There were also more robust promotional partners, like toy and video game manufacturer Bandai with “Ben 10,” who would encourage the network to really push the show in the fourth quarter to drive sales for Christmas.
“In streaming, that device of marketing goes away, and it becomes the brand that becomes the important thing,” said Register.
He points to “Lars of the Stars” as an example where they were able to “bring in the original creators, who could tell an original story and something new in that universe that we haven’t seen before.”
“Old fans are going to love it, new fans are going to come on, because it’s going to be great stuff,” Register said.

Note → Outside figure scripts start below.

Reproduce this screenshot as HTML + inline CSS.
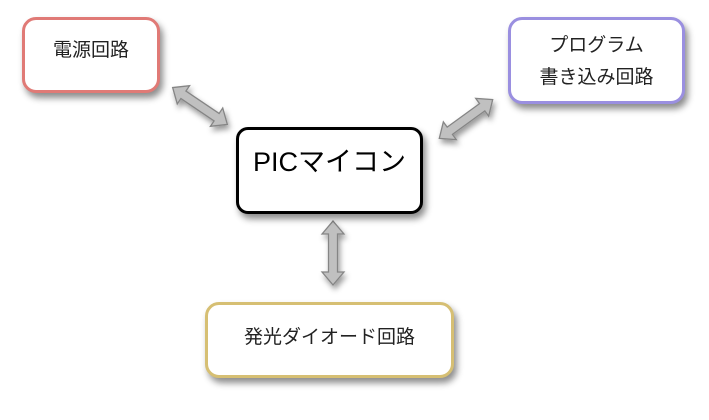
<!DOCTYPE html>
<html><head><meta charset="utf-8"><style>
body{margin:0;background:#fff;width:709px;height:420px;overflow:hidden;position:relative;font-family:"Liberation Sans","Noto Sans CJK JP",sans-serif;}
.b{position:absolute;box-sizing:border-box;background:#fff;border-radius:14px;box-shadow:3px 5px 7px rgba(0,0,0,0.45);text-align:center;color:#222;font-size:19px;}
</style></head><body>
<svg width="709" height="420" style="position:absolute;left:0;top:0">
<defs>
<filter id="s" x="-50%" y="-50%" width="200%" height="200%"><feDropShadow dx="2" dy="4" stdDeviation="3" flood-opacity="0.4"/></filter>
</defs>
<g fill="#c0c0c0" stroke="#858585" stroke-width="1.3" filter="url(#s)">
<g transform="translate(200,106) rotate(34)"><polygon points="-33,0 -20,-11 -20,-4.5 20,-4.5 20,-11 33,0 20,11 20,4.5 -20,4.5 -20,11"/></g>
<g transform="translate(466,119) rotate(-36)"><polygon points="-33,0 -20,-11 -20,-4.5 20,-4.5 20,-11 33,0 20,11 20,4.5 -20,4.5 -20,11"/></g>
<g transform="translate(333,253) rotate(90)"><polygon points="-32,0 -19,-11 -19,-4.5 19,-4.5 19,-11 32,0 19,11 19,4.5 -19,4.5 -19,11"/></g>
</g>
</svg>
<div class="b" style="left:22px;top:17px;width:138px;height:76px;border:3px solid #e07a76;padding-top:19px;line-height:24px;">電源回路</div>
<div class="b" style="left:508px;top:17px;width:177px;height:87px;border:3px solid #9a8fe0;padding-top:10px;line-height:32px;">プログラム<br>書き込み回路</div>
<div class="b" style="left:236px;top:127px;width:187px;height:87px;border:3px solid #000;border-radius:12px;font-size:27px;color:#000;padding-top:15px;line-height:34px;">PICマイコン</div>
<div class="b" style="left:205px;top:302px;width:249px;height:76px;border:3px solid #d6bf73;padding-top:21px;line-height:24px;">発光ダイオード回路</div>
</body></html>
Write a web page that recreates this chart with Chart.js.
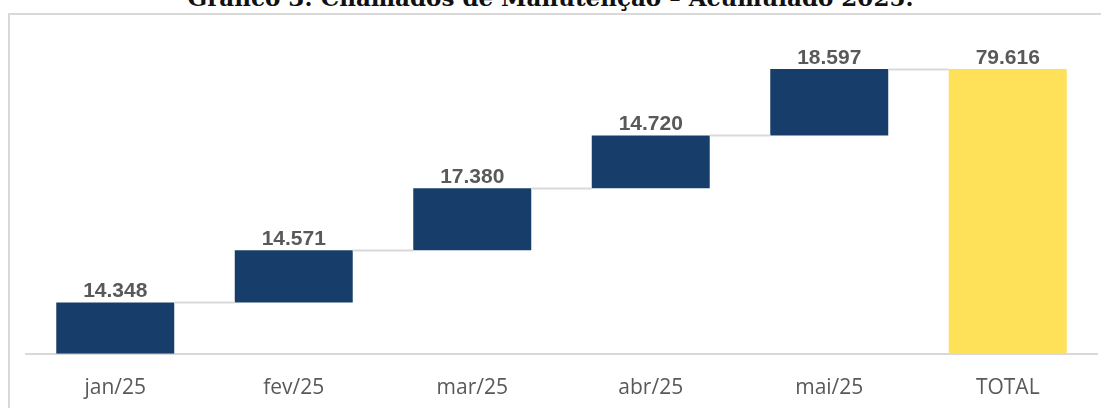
<!DOCTYPE html>
<html>
<head>
<meta charset="utf-8">
<script src="https://cdn.jsdelivr.net/npm/chart.js@4/dist/chart.umd.min.js"></script>
<style>
    html, body { margin: 0; padding: 0; background: #fff; overflow: hidden; }
    #wrap { position: relative; width: 1101px; height: 408px; overflow: hidden; }
    #frame { position: absolute; left: 8px; top: 13px; width: 1200px; height: 500px;
             border-left: 2px solid #d9d9d9; border-top: 2px solid #d9d9d9; box-sizing: border-box; }
    #title { position: absolute; left: 0; width: 1101px; top: -14px; text-align: center;
             font: bold 23px "DejaVu Serif", serif; line-height: 23px; color: #111; white-space: nowrap; }
    #chart { position: absolute; left: 0; top: 0; }
</style>
</head>
<body>
<div id="wrap">
    <div id="frame"></div>
    <div id="title">Gráfico 3: Chamados de Manutenção – Acumulado 2025.</div>
    <canvas id="chart" width="1101" height="431"></canvas>
</div>
<script>
"use strict";

// Chart data:
var categories = ['jan/25', 'fev/25', 'mar/25', 'abr/25', 'mai/25', 'TOTAL'];
var monthlyCalls = [14348, 14571, 17380, 14720, 18597];
var totalCalls = 79616;

var barColors = ['#173e6a', '#173e6a', '#173e6a', '#173e6a', '#173e6a', '#ffe159'];

// Build floating ranges for the waterfall:
var ranges = [];
var running = 0;
monthlyCalls.forEach(function (v) {
    ranges.push([running, running + v]);
    running += v;
});
ranges.push([0, totalCalls]);

var labelValues = monthlyCalls.concat([totalCalls]);

// Helper to format numbers pt-BR style (14.348):
var formatNumber = function formatNumber(n) {
    return String(n).replace(/\B(?=(\d{3})+(?!\d))/g, '.');
};

// Connector lines between bars + value labels on top:
var waterfallPlugin = {
    id: 'waterfall',
    afterDatasetsDraw: function (chart) {
        var ctx = chart.ctx;
        var meta = chart.getDatasetMeta(0);
        var yScale = chart.scales.y;

        ctx.save();
        ctx.strokeStyle = '#d9d9d9';
        ctx.lineWidth = 2;
        for (var i = 0; i < meta.data.length - 1; i++) {
            var a = meta.data[i];
            var b = meta.data[i + 1];
            var y = Math.round(yScale.getPixelForValue(ranges[i][1])) + 0.5;
            ctx.beginPath();
            ctx.moveTo(a.x + a.width / 2, y);
            ctx.lineTo(b.x - b.width / 2, y);
            ctx.stroke();
        }

        ctx.fillStyle = '#595959';
        ctx.font = 'bold 21px "Liberation Sans", Arial, sans-serif';
        ctx.textAlign = 'center';
        ctx.textBaseline = 'alphabetic';
        meta.data.forEach(function (bar, i) {
            var top = Math.min(bar.y, bar.base);
            ctx.fillText(formatNumber(labelValues[i]), bar.x, top - 5);
        });
        ctx.restore();
    }
};

var chart = new Chart(document.getElementById('chart').getContext('2d'), {
    type: 'bar',
    data: {
        labels: categories,
        datasets: [{
            data: ranges,
            backgroundColor: barColors,
            borderWidth: 0,
            borderSkipped: false,
            barPercentage: 0.661,
            categoryPercentage: 1
        }]
    },
    options: {
        responsive: false,
        animation: false,
        layout: { padding: { left: 26, right: 4, top: 30, bottom: 8 } },
        plugins: {
            legend: { display: false },
            tooltip: { enabled: false },
            title: { display: false }
        },
        scales: {
            x: {
                grid: { display: false, drawTicks: false },
                border: { display: true, color: '#d9d9d9', width: 2 },
                ticks: {
                    color: '#595959',
                    padding: 22,
                    font: { family: '"Open Sans", sans-serif', size: 21 }
                }
            },
            y: {
                display: false,
                min: 0,
                max: 90500
            }
        }
    },
    plugins: [waterfallPlugin]
});
</script>
</body>
</html>
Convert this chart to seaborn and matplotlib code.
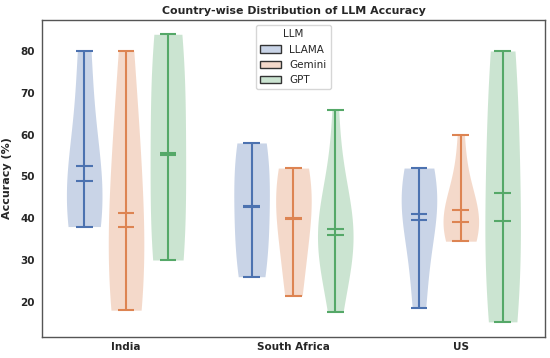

As for Cartoon Network, there’s still some life in the cable channel. There are new series like “Super Mutant Magic Academy,” based on Jillian Tamaki’s webcomic of the same name and developed by “Regular Show” mastermind J.G. Quintel, which will air on Cartoon Network, or “Heist Safari” (which has subsequently been given the much blander title “Heist Brothers”), from Tartakovsky, also for Cartoon Network’s Adult Swim programming block.
“Even though those sales are a little bit harder, it’s harder for streamers to make a hit, it’s harder for them because it’s so noisy, it’s so loud, there’s so much stuff, so many choices. But we never backed away from that original stuff. It’s just that you need to do both,” Register said. “You have a brand, with that brand comes the library. You want to take advantage of the library, but within that brand is the spirit of originals and new creators. There’s new storytelling and we have to foster that too.”
In other words, you’ve got to keep things animated — for buyers and audiences.